My research focuses on the understanding of surfaces and interfaces. Microscopy underpins and explains all our work in materials science, be they metals, ceramics, coatings or biomaterials.

I use a range of techniques and sometimes need to combine more than one technique. For example, I use focused ion-beam microscopy to section surfaces for subsequent high-resolution TEM investigation. One situation where this is used is in examining the dynamic changes that occur in hip joint prosthetics while in the body.

What are today’s challenges in microscopy and how are they being addressed?

The current challenges cross many length scales, from achieving true atomic resolution, through to being able to find key features at the microscopic level, embedded randomly in a large object.

For atomic resolution, the first generation of aberration correctors have provided wonderful advances in resolution and therefore understanding. The next generation of (fifth-order) aberration correctors and chromatic aberration correctors, along with new electron gun designs, will in a few years’ time take the spatial resolution of electrons to a new level. Single atom electron spectroscopy should become almost routine. Such technology will also be built into SEMs, bringing major advances in the understanding of surfaces.

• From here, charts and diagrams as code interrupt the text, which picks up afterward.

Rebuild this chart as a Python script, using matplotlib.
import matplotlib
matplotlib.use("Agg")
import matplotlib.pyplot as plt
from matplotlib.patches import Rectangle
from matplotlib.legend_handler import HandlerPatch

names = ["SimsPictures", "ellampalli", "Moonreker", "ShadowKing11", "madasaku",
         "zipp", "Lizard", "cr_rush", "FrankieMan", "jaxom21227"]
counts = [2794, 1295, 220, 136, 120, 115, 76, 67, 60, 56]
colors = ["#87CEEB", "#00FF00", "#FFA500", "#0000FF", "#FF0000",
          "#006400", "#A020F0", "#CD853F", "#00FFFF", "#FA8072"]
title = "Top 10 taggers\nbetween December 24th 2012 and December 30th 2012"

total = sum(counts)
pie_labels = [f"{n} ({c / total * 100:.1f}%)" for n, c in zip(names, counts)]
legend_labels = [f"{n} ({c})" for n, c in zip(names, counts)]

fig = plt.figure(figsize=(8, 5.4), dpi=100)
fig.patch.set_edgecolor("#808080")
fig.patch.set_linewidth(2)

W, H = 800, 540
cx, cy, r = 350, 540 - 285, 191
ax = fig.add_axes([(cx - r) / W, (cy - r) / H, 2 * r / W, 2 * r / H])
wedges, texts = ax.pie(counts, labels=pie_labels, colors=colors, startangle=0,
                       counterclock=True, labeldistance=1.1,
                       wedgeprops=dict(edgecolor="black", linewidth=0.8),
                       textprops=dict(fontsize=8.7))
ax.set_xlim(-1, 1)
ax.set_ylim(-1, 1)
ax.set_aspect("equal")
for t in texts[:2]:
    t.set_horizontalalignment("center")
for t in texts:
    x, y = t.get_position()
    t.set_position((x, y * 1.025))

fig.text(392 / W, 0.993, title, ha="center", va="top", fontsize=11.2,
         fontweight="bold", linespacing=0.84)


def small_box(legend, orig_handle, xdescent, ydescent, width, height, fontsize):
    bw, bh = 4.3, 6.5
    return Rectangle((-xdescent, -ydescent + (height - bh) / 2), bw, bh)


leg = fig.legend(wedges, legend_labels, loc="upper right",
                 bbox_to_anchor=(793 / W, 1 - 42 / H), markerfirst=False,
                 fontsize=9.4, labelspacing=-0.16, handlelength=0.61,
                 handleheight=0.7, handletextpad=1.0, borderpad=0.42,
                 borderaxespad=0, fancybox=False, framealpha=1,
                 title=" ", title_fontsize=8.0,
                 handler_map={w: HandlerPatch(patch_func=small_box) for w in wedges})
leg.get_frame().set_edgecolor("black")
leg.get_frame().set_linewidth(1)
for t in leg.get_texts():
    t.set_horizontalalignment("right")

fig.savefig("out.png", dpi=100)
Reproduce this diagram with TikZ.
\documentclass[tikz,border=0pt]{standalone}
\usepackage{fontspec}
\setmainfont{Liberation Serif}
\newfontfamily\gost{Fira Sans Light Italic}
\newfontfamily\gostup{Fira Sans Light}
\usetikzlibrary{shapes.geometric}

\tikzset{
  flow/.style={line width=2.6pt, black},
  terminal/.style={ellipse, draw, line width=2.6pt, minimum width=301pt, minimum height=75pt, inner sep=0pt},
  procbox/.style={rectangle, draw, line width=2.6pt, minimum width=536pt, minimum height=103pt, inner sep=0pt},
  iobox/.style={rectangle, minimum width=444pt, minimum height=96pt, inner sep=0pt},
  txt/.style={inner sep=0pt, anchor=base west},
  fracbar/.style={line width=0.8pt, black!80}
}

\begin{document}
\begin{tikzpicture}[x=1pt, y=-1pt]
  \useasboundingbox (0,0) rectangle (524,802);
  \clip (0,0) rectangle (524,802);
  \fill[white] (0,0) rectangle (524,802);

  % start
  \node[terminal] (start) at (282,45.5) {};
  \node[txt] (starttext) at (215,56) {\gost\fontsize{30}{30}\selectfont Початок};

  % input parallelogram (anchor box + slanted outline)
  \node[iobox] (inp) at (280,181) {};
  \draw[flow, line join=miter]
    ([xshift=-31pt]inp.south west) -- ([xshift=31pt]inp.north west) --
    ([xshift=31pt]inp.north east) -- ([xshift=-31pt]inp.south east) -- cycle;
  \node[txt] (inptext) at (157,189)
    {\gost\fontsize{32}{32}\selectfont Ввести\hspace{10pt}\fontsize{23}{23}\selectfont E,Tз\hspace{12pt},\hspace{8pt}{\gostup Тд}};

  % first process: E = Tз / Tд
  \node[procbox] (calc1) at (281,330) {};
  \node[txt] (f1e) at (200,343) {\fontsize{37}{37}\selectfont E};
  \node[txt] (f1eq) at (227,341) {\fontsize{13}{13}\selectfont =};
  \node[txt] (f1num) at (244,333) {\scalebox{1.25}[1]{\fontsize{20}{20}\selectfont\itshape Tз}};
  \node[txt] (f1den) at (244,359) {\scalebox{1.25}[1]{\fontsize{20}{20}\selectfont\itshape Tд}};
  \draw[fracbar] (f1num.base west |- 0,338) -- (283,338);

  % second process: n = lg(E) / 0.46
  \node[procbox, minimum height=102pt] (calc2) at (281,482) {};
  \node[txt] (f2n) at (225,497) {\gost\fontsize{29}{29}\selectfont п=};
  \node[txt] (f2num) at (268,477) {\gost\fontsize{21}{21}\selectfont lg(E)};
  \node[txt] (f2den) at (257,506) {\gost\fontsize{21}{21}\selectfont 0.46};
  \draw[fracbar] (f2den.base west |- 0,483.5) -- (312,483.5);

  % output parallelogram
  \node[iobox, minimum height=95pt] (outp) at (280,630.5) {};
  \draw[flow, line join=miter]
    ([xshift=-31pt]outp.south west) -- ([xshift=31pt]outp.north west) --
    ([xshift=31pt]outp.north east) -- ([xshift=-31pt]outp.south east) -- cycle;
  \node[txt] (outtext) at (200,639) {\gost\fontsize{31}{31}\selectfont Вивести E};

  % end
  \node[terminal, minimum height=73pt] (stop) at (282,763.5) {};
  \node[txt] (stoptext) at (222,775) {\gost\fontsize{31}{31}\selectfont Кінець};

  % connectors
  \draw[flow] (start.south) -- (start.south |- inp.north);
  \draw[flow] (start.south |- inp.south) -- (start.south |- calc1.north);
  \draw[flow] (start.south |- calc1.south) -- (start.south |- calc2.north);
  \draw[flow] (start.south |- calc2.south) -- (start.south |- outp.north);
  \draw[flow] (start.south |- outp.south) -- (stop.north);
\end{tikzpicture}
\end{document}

At the other end of the length scale, automatic stages coupled with advanced image analysis and related techniques, such as high throughput electron backscatter electron diffraction will bring major advances in the ability to resolve fine scale structure in a statistically meaningful way. Such techniques will benefit engineering firms that make large items with properties that are determined by fine-scale structure.

The rate of change is quite remarkable in every aspect. I am amazed by the number of new techniques coming out and I fully expect to continue to be amazed in the future. What better time to be a microscopist?